━━ Recorded data ━━

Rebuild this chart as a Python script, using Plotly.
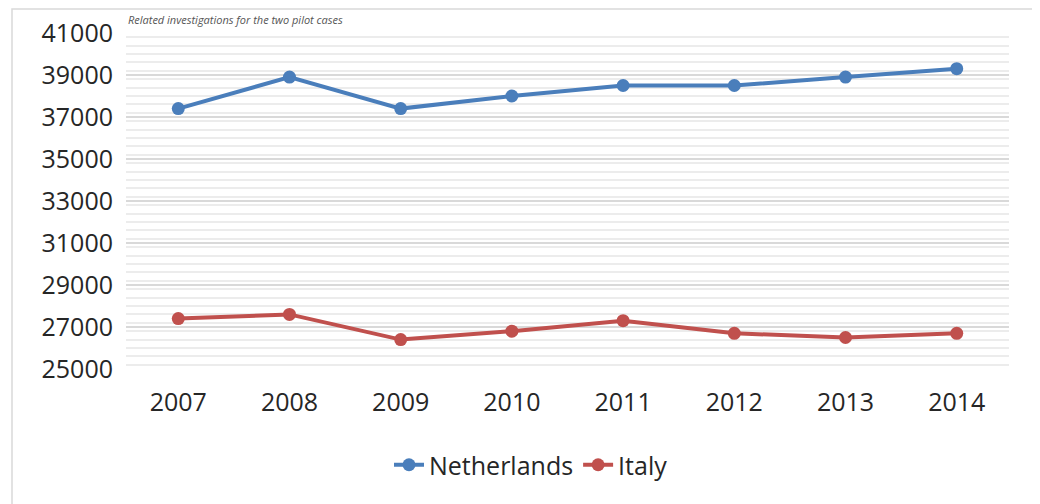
import plotly.graph_objects as go

years = ["2007", "2008", "2009", "2010", "2011", "2012", "2013", "2014"]
netherlands = [37400, 38900, 37400, 38000, 38500, 38500, 38900, 39300]
italy = [27400, 27600, 26400, 26800, 27300, 26700, 26500, 26700]
y_ticks = [25000, 27000, 29000, 31000, 33000, 35000, 37000, 39000, 41000]

BLUE = "#4a7ebb"
RED = "#c0504d"
FONT = "Open Sans"
OFF = 8  # default body margin of the html page


def main():
    fig = go.Figure()
    fig.add_trace(go.Scatter(x=years, y=netherlands, name="Netherlands",
                             mode="lines+markers",
                             line=dict(color=BLUE, width=4),
                             marker=dict(color=BLUE, size=13)))
    fig.add_trace(go.Scatter(x=years, y=italy, name="Italy",
                             mode="lines+markers",
                             line=dict(color=RED, width=4),
                             marker=dict(color=RED, size=13)))

    # plot area wanted on screen: x 126..1009, y 33..369
    l, t = 126 - OFF, 33 - OFF
    r, b = 1040 + OFF - 1009, 504 + OFF - 369
    pw, ph = 1040 - l - r, 504 - t - b

    def px(x):  # screen x -> paper
        return (x - OFF - l) / pw

    def py(y):  # screen y -> paper
        return (504 - b - (y - OFF)) / ph

    fig.update_layout(
        width=1040, height=504,
        margin=dict(l=l, r=r, t=t, b=b, autoexpand=False),
        plot_bgcolor="white", paper_bgcolor="white",
        font=dict(family=FONT, size=25, color="#262626"),
        showlegend=True,
        legend=dict(orientation="h", x=px(531), xanchor="center",
                    y=py(465), yanchor="middle",
                    font=dict(size=25), itemwidth=30, tracegroupgap=0),
        shapes=[dict(type="rect", xref="paper", yref="paper",
                     x0=px(12), x1=px(1034), y0=py(530), y1=py(9),
                     line=dict(color="#d9d9d9", width=1.5), layer="below")],
        annotations=[dict(text="<i>Related investigations for the two pilot cases</i>",
                          xref="paper", yref="paper", x=px(126), y=py(10),
                          xanchor="left", yanchor="top", showarrow=False,
                          font=dict(size=11, color="#555555"))],
    )
    fig.update_xaxes(type="category", showgrid=False, zeroline=False,
                     showline=False, ticks="", ticklabelstandoff=16,
                     automargin=False, tickfont=dict(size=25))
    fig.update_yaxes(range=[25000, 41000], tickvals=y_ticks,
                     tickformat="d",
                     showgrid=True, gridcolor="#d9d9d9", gridwidth=1.5,
                     minor=dict(dtick=400, showgrid=True,
                                gridcolor="#ececec", gridwidth=1.5),
                     zeroline=False, showline=False, ticks="",
                     ticklabelstandoff=12, automargin=False,
                     tickfont=dict(size=25))

    fig.write_html("out.html")


if __name__ == "__main__":
    main()
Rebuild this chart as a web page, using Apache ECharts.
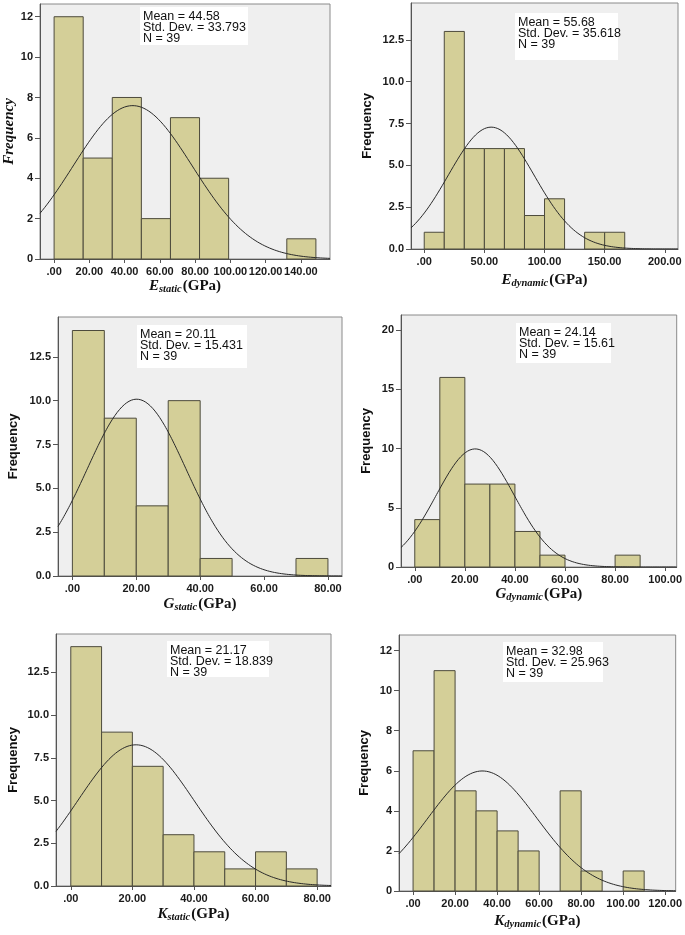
<!DOCTYPE html>
<html>
<head>
<meta charset="utf-8">
<script src="https://cdn.jsdelivr.net/npm/echarts@6/dist/echarts.min.js"></script>
<style>html,body{margin:0;padding:0;background:#fff;}#c{width:685px;height:935px;}</style>
</head>
<body>
<div id="c"></div>
<script>
// ---- data ----
const eStaticCounts = [12, 5, 8, 2, 7, 4, 0, 0, 1];
const eStaticBinWidth = 16.5;
const eDynamicCounts = [1, 13, 6, 6, 6, 2, 3, 0, 1, 1];
const eDynamicBinWidth = 16.67;
const gStaticCounts = [14, 9, 4, 10, 1, 0, 0, 1];
const gStaticBinWidth = 10;
const gDynamicCounts = [4, 16, 7, 7, 3, 1, 0, 0, 1];
const gDynamicBinWidth = 10;
const kStaticCounts = [14, 9, 7, 3, 2, 1, 2, 1];
const kStaticBinWidth = 10;
const kDynamicCounts = [7, 11, 5, 4, 3, 2, 0, 5, 1, 0, 1];
const kDynamicBinWidth = 10;

const means = [44.58, 55.68, 20.11, 24.14, 21.17, 32.98];
const stdDevs = [33.793, 35.618, 15.431, 15.61, 18.839, 25.963];
const nValues = [39, 39, 39, 39, 39, 39];
const meanLabels = ['44.58', '55.68', '20.11', '24.14', '21.17', '32.98'];
const sdLabels = ['33.793', '35.618', '15.431', '15.61', '18.839', '25.963'];

const xTicksEStatic = [0, 20, 40, 60, 80, 100, 120, 140];
const yTicksEStatic = [0, 2, 4, 6, 8, 10, 12];
const xTicksEDynamic = [0, 50, 100, 150, 200];
const yTicksEDynamic = [0, 2.5, 5, 7.5, 10, 12.5];
const xTicksGStatic = [0, 20, 40, 60, 80];
const yTicksGStatic = [0, 2.5, 5, 7.5, 10, 12.5];
const xTicksGDynamic = [0, 20, 40, 60, 80, 100];
const yTicksGDynamic = [0, 5, 10, 15, 20];
const xTicksKStatic = [0, 20, 40, 60, 80];
const yTicksKStatic = [0, 2.5, 5, 7.5, 10, 12.5];
const xTicksKDynamic = [0, 20, 40, 60, 80, 100, 120];
const yTicksKDynamic = [0, 2, 4, 6, 8, 10, 12];

const subscripts = ['static', 'dynamic', 'static', 'dynamic', 'static', 'dynamic'];
const symbols = ['E', 'E', 'G', 'G', 'K', 'K'];

// ---- layout ----
const panels = [
  {counts: eStaticCounts, bw: eStaticBinWidth, xt: xTicksEStatic, yt: yTicksEStatic, yDec: 0,
   grid: {left: 40, top: 4, width: 290, height: 255}, xr: [-8, 156.5], yMax: 12.63,
   yGap: 22, xGap: 18, yItalic: true, box: [140, 7, 108, 38]},
  {counts: eDynamicCounts, bw: eDynamicBinWidth, xt: xTicksEDynamic, yt: yTicksEDynamic, yDec: 1,
   grid: {left: 411, top: 3, width: 267, height: 246}, xr: [-11, 211], yMax: 14.7,
   yGap: 37, xGap: 22, yItalic: false, box: [515, 13, 103, 47]},
  {counts: gStaticCounts, bw: gStaticBinWidth, xt: xTicksGStatic, yt: yTicksGStatic, yDec: 1,
   grid: {left: 58, top: 317, width: 284, height: 259}, xr: [-4.5, 84.4], yMax: 14.77,
   yGap: 38, xGap: 19, yItalic: false, box: [137, 325, 110, 43]},
  {counts: gDynamicCounts, bw: gDynamicBinWidth, xt: xTicksGDynamic, yt: yTicksGDynamic, yDec: 0,
   grid: {left: 401, top: 315, width: 279, height: 252}, xr: [-5.5, 104.6], yMax: 21.27,
   yGap: 28, xGap: 18, yItalic: false, box: [516, 323, 95, 40]},
  {counts: kStaticCounts, bw: kStaticBinWidth, xt: xTicksKStatic, yt: yTicksKStatic, yDec: 1,
   grid: {left: 56, top: 634, width: 275, height: 252}, xr: [-4.8, 84.5], yMax: 14.74,
   yGap: 36, xGap: 19, yItalic: false, box: [167, 641, 102, 36]},
  {counts: kDynamicCounts, bw: kDynamicBinWidth, xt: xTicksKDynamic, yt: yTicksKDynamic, yDec: 0,
   grid: {left: 399, top: 635, width: 279, height: 256}, xr: [-6.7, 125], yMax: 12.78,
   yGap: 28, xGap: 21, yItalic: false, box: [503, 642, 100, 40]}
];

const SERIF = '"Liberation Serif", "DejaVu Serif", serif';
const SANS = '"Liberation Sans", Arial, sans-serif';

const grids = [], xAxes = [], yAxes = [], series = [], graphics = [];

panels.forEach((p, i) => {
  grids.push(Object.assign({show: true, backgroundColor: '#efefef', borderColor: '#8a8a8a', borderWidth: 1}, p.grid));
  xAxes.push({
    type: 'value', gridIndex: i, min: p.xr[0], max: p.xr[1],
    axisLine: {show: true, onZero: false, lineStyle: {color: '#555', width: 1}},
    axisTick: {show: true, length: 4, customValues: p.xt, lineStyle: {color: '#555'}},
    splitLine: {show: false},
    axisLabel: {customValues: p.xt, color: '#1a1a1a', fontFamily: SANS, fontWeight: 'bold', fontSize: 11, margin: 7,
      formatter: v => v === 0 ? '.00' : v.toFixed(2)},
    name: '{v|' + symbols[i] + '}{s|' + subscripts[i] + '}{u|(GPa)}',
    nameLocation: 'middle', nameGap: p.xGap,
    nameTextStyle: {
      rich: {
        v: {fontFamily: SERIF, fontStyle: 'italic', fontWeight: 'bold', fontSize: 15, color: '#111'},
        s: {fontFamily: SERIF, fontStyle: 'italic', fontWeight: 'bold', fontSize: 10.5, color: '#111', padding: [7, 1, 0, 0]},
        u: {fontFamily: SERIF, fontWeight: 'bold', fontSize: 15, color: '#111'}
      }
    }
  });
  yAxes.push({
    type: 'value', gridIndex: i, min: 0, max: p.yMax,
    axisLine: {show: true, onZero: false, lineStyle: {color: '#555', width: 1}},
    axisTick: {show: true, length: 5, customValues: p.yt, lineStyle: {color: '#555'}},
    splitLine: {show: false},
    axisLabel: {customValues: p.yt, color: '#1a1a1a', fontFamily: SANS, fontWeight: 'bold', fontSize: 11, margin: 7,
      formatter: v => v.toFixed(p.yDec)},
    name: 'Frequency', nameLocation: 'middle', nameGap: p.yGap,
    nameTextStyle: p.yItalic
      ? {fontFamily: SERIF, fontStyle: 'italic', fontWeight: 'bold', fontSize: 15, color: '#111'}
      : {fontFamily: SANS, fontWeight: 'bold', fontSize: 13, color: '#111'}
  });
  const bins = [];
  p.counts.forEach((c, k) => { if (c > 0) bins.push([k * p.bw, (k + 1) * p.bw, c]); });
  series.push({
    type: 'custom', xAxisIndex: i, yAxisIndex: i, data: bins, encode: {x: [0, 1], y: 2}, z: 2,
    renderItem: (params, api) => {
      const a = api.coord([api.value(0), api.value(2)]);
      const b = api.coord([api.value(1), 0]);
      return {type: 'rect', shape: {x: a[0], y: a[1], width: b[0] - a[0], height: b[1] - a[1]},
        style: {fill: '#d4cf98', stroke: '#4d4b3c', lineWidth: 1}};
    }
  });
  // fitted normal curve from the Mean / Std. Dev. / N printed on the chart
  const m = means[i], sd = stdDevs[i], n = nValues[i];
  const pts = [];
  const steps = 240;
  for (let s = 0; s <= steps; s++) {
    const x = p.xr[0] + (p.xr[1] - p.xr[0]) * s / steps;
    const y = n * p.bw / (sd * Math.sqrt(2 * Math.PI)) * Math.exp(-0.5 * Math.pow((x - m) / sd, 2));
    pts.push([x, y]);
  }
  series.push({
    type: 'line', xAxisIndex: i, yAxisIndex: i, data: pts, showSymbol: false, symbol: 'none', z: 3,
    lineStyle: {color: '#2a2a2a', width: 1}, silent: true
  });
  const bx = p.box;
  graphics.push({type: 'rect', shape: {x: bx[0], y: bx[1], width: bx[2], height: bx[3]}, style: {fill: '#ffffff'}, z: 10});
  graphics.push({type: 'text', x: bx[0] + 3, y: bx[1] + 4, z: 11,
    style: {text: 'Mean = ' + meanLabels[i] + '\nStd. Dev. = ' + sdLabels[i] + '\nN = ' + nValues[i],
      font: '12.5px ' + SANS, fill: '#111', lineHeight: 11}});
});

const chart = echarts.init(document.getElementById('c'), null, {renderer: 'canvas'});
chart.setOption({
  animation: false,
  backgroundColor: '#ffffff',
  grid: grids, xAxis: xAxes, yAxis: yAxes, series: series, graphic: graphics
});
</script>
</body>
</html>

━━━

== Goal of the exercise ==
Omitting all pictures, restate exactly the lines of the material from its start through the line that contains "the html page".

== Solution to this task ==
Rebuild this chart as a Python script, using Plotly.
import plotly.graph_objects as go

years = ["2007", "2008", "2009", "2010", "2011", "2012", "2013", "2014"]
netherlands = [37400, 38900, 37400, 38000, 38500, 38500, 38900, 39300]
italy = [27400, 27600, 26400, 26800, 27300, 26700, 26500, 26700]
y_ticks = [25000, 27000, 29000, 31000, 33000, 35000, 37000, 39000, 41000]

BLUE = "#4a7ebb"
RED = "#c0504d"
FONT = "Open Sans"
OFF = 8  # default body margin of the html page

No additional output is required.